The board said 6,658 homes changed hands last month in the Greater Toronto Area, up 44.4 per cent compared with 4,611 in the same month last year. Sales were up 14 per cent from September on a seasonally adjusted basis.

The average selling price was up 1.1 per cent compared with a year earlier at $1,135,215. The composite benchmark price, meant to represent the typical home, was down 3.3 per cent year-over-year.

“While we are still early in the Bank of Canada’s rate cutting cycle, it definitely does appear that an increasing number of buyers moved off the sidelines and back into the marketplace in October,” said TRREB president Jennifer Pearce in a news release.

“The positive affordability picture brought about by lower borrowing costs and relatively flat home prices prompted this improvement in market activity.”

The Bank of Canada has slashed its key interest rate four times since June, including a half-percentage point cut on Oct. 23. The rate now stands at 3.75 per cent, down from the high of five per cent that deterred many would-be buyers from the housing market.

New listings last month totalled 15,328, up 4.3 per cent from a year earlier.

In the City of Toronto, there were 2,509 sales last month, a 37.6 per cent jump from October 2023. Throughout the rest of the GTA, home sales rose 48.9 per cent to 4,149.

The sales uptick is encouraging, said Cameron Forbes, general manager and broker for Re/Max Realtron Realty Inc., who added the figures for October were stronger than he anticipated.

“I thought they’d be up for sure, but not necessarily that much,” said Forbes.

“Obviously, the 50 basis points was certainly a great move in the right direction. I just thought it would take more to get things going.”

He said it shows confidence in the market is returning faster than expected, especially among existing homeowners looking for a new property.

“The average consumer who’s employed and may have been able to get some increases in their wages over the last little bit to make up some ground with inflation, I think they’re confident, so they’re looking in the market.

“The conditions are nice because you’ve got a little more time, you’ve got more choice, you’ve got fewer other buyers to compete against.”

All property types saw more sales in October compared with a year ago throughout the GTA.

Townhouses led the surge with 56.8 per cent more sales, followed by detached homes at 46.6 per cent and semi-detached homes at 44 per cent.

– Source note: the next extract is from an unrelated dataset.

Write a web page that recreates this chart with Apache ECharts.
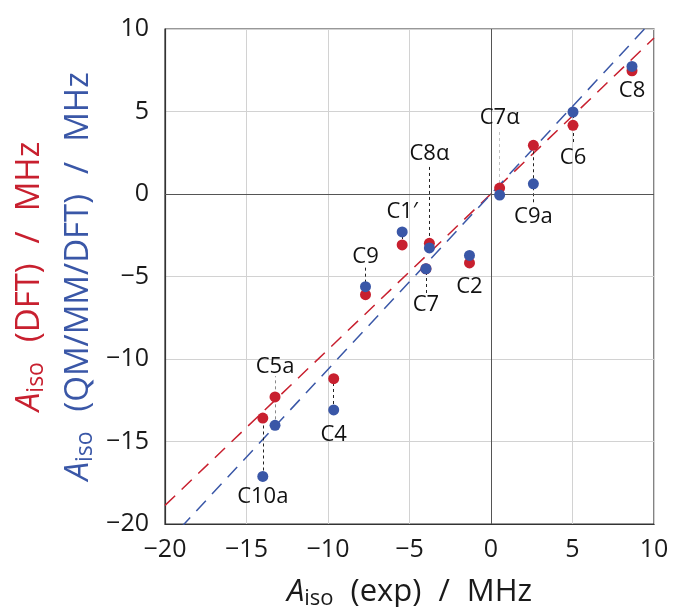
<!DOCTYPE html>
<html>
<head>
<meta charset="utf-8">
<script src="https://cdn.jsdelivr.net/npm/echarts@6/dist/echarts.min.js"></script>
<style>
  html, body { margin: 0; padding: 0; background: #fff; }
  #chart { width: 679px; height: 607px; }
</style>
</head>
<body>
<div id="chart"></div>
<script>
// Hyperfine coupling constants per carbon site (MHz)
const siteNames  = ['C10a', 'C5a', 'C4', 'C9', 'C1′', 'C8α', 'C7', 'C2', 'C7α', 'C9a', 'C6', 'C8'];
const expShifts  = [-14.0, -13.25, -9.65, -7.7, -5.45, -3.78, -3.99, -1.32, 0.53, 2.6, 5.03, 8.65];
const dftShifts  = [-13.58, -12.3, -11.19, -6.1, -3.09, -2.99, -4.53, -4.18, 0.36, 2.95, 4.16, 7.47];
const qmmmShifts = [-17.12, -14.02, -13.09, -5.62, -2.3, -3.27, -4.53, -3.72, -0.06, 0.62, 4.97, 7.73];

// Linear trend lines (end points over the axis range)
const dftFit  = [[-20, -18.87], [10, 9.45]];
const qmmmFit = [[-20, -21.25], [10, 10.62]];

// Axis ticks
const tickValues = [-20, -15, -10, -5, 0, 5, 10];

// Label placement (data units) and where each leader line reaches the label
const labelY     = [-18.36, -10.45, -14.59, -3.78, -1.05, 2.44, -6.71, -5.6, 4.6, -1.36, 2.18, 6.24];
const leaderEdge = [null, -11.05, null, -4.45, null, 1.65, -6.0, null, 3.95, -0.5, 3.15, null];
const leaderTone = ['#222', '#8a8a8a', '#222', '#222', '#222', '#222', '#222', '#222', '#c4c4c4', '#222', '#222', '#222'];

const RED = '#c8202f';
const BLUE = '#3a57a7';
const INK = '#1a1a1a';
const FONT = '"Open Sans", "Noto Sans", sans-serif';

const fmt = v => (v < 0 ? '\u2212' + (-v) : String(v));

const leaderData = siteNames.map((n, i) => {
  const ys = [dftShifts[i], qmmmShifts[i]];
  if (leaderEdge[i] !== null) ys.push(leaderEdge[i]);
  return {
    coords: [[expShifts[i], Math.min(...ys)], [expShifts[i], Math.max(...ys)]],
    lineStyle: { color: leaderTone[i] }
  };
});

// Rich-text styles for an "A_iso (…) / MHz" axis title
const titleRich = (p, color, size, sub, lh, gap) => {
  const base = { fontFamily: FONT, fontSize: size, color: color, lineHeight: lh };
  return {
    [p + 'a']: Object.assign({}, base, { fontStyle: 'italic' }),
    [p + 's']: Object.assign({}, base, { fontSize: sub, padding: [13, 0, 0, 0] }),
    [p + 't']: Object.assign({}, base, { padding: [0, 0, 0, gap] }),
    [p + 'd']: Object.assign({}, base, { padding: [0, gap, 0, gap] }),
    [p + 'u']: base
  };
};
const titleText = (p, tag) => `{${p}a|A}{${p}s|iso}{${p}t|(${tag})}{${p}d|/}{${p}u|MHz}`;

const chart = echarts.init(document.getElementById('chart'), null, { renderer: 'canvas' });

chart.setOption({
  animation: false,
  backgroundColor: '#fff',
  grid: {
    left: 165, right: 25, top: 29, bottom: 83,
    outerBoundsMode: 'none',
    containLabel: false,
    show: true, borderColor: '#333', borderWidth: 1.2, backgroundColor: '#fff'
  },
  xAxis: {
    type: 'value', min: tickValues[0], max: tickValues[tickValues.length - 1], interval: 5,
    axisLine: { show: true, onZero: false, lineStyle: { color: '#333', width: 1.2 } },
    axisTick: { show: false },
    splitLine: { show: true, lineStyle: { color: '#d2d2d2', width: 1 } },
    axisLabel: { fontFamily: FONT, fontSize: 25, color: INK, margin: 13, formatter: fmt },
    name: titleText('x', 'exp'),
    nameLocation: 'middle',
    nameGap: 48,
    nameMoveOverlap: false,
    nameTextStyle: { rich: titleRich('x', INK, 31, 22, 40, 17) }
  },
  yAxis: {
    type: 'value', min: tickValues[0], max: tickValues[tickValues.length - 1], interval: 5,
    axisLine: { show: true, onZero: false, lineStyle: { color: '#333', width: 1.2 } },
    axisTick: { show: false },
    splitLine: { show: true, lineStyle: { color: '#d2d2d2', width: 1 } },
    axisLabel: { fontFamily: FONT, fontSize: 25, color: INK, margin: 16, formatter: fmt },
    name: titleText('r', 'DFT') + '\n' + titleText('b', 'QM/MM/DFT'),
    nameLocation: 'middle',
    nameRotate: 90,
    nameGap: 62,
    nameMoveOverlap: false,
    nameTextStyle: {
      lineHeight: 49,
      align: 'center',
      rich: Object.assign({}, titleRich('r', RED, 33, 23, 49, 20), titleRich('b', BLUE, 33, 23, 49, 20))
    }
  },
  series: [
    {
      name: 'zero',
      type: 'line',
      data: [],
      markLine: {
        silent: true,
        symbol: 'none',
        label: { show: false },
        lineStyle: { color: '#555', type: 'solid', width: 1 },
        data: [{ xAxis: 0 }, { yAxis: 0 }]
      }
    },
    {
      name: 'DFT fit',
      type: 'line',
      data: dftFit,
      showSymbol: false,
      symbol: 'none',
      lineStyle: { color: RED, width: 1.5, type: [14, 9] },
      z: 3
    },
    {
      name: 'QM/MM fit',
      type: 'line',
      data: qmmmFit,
      showSymbol: false,
      symbol: 'none',
      lineStyle: { color: BLUE, width: 1.5, type: [14, 9] },
      z: 3
    },
    {
      name: 'leaders',
      type: 'lines',
      coordinateSystem: 'cartesian2d',
      data: leaderData,
      lineStyle: { width: 1, type: [3, 3], opacity: 1 },
      z: 4
    },
    {
      name: 'DFT',
      type: 'scatter',
      data: expShifts.map((x, i) => [x, dftShifts[i]]),
      symbolSize: 11,
      itemStyle: { color: RED, opacity: 1 },
      z: 5
    },
    {
      name: 'QM/MM/DFT',
      type: 'scatter',
      data: expShifts.map((x, i) => [x, qmmmShifts[i]]),
      symbolSize: 11,
      itemStyle: { color: BLUE, opacity: 1 },
      z: 6
    },
    {
      name: 'site labels',
      type: 'scatter',
      data: expShifts.map((x, i) => ({ value: [x, labelY[i]], name: siteNames[i] })),
      symbolSize: 1,
      itemStyle: { color: 'rgba(0,0,0,0)' },
      label: {
        show: true,
        position: 'inside',
        formatter: p => p.name,
        fontFamily: FONT,
        fontSize: 22,
        color: '#111',
        opacity: 1
      },
      labelLayout: { hideOverlap: false },
      z: 7
    }
  ]
});
</script>
</body>
</html>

There were 33.4 per cent more condos that changed hands year-over-year.

“Market conditions did tighten in October, but there is still a lot of inventory and therefore choice for homebuyers,” said TRREB chief market analyst Jason Mercer.

“This choice will keep home price growth moderate over the next few months. However, as inventory is absorbed and home construction continues to lag population growth, selling price growth will accelerate, likely as we move through the spring of 2025.”

This report by The Canadian Press was first published Nov. 6, 2024.

The Canadian Press. All rights reserved.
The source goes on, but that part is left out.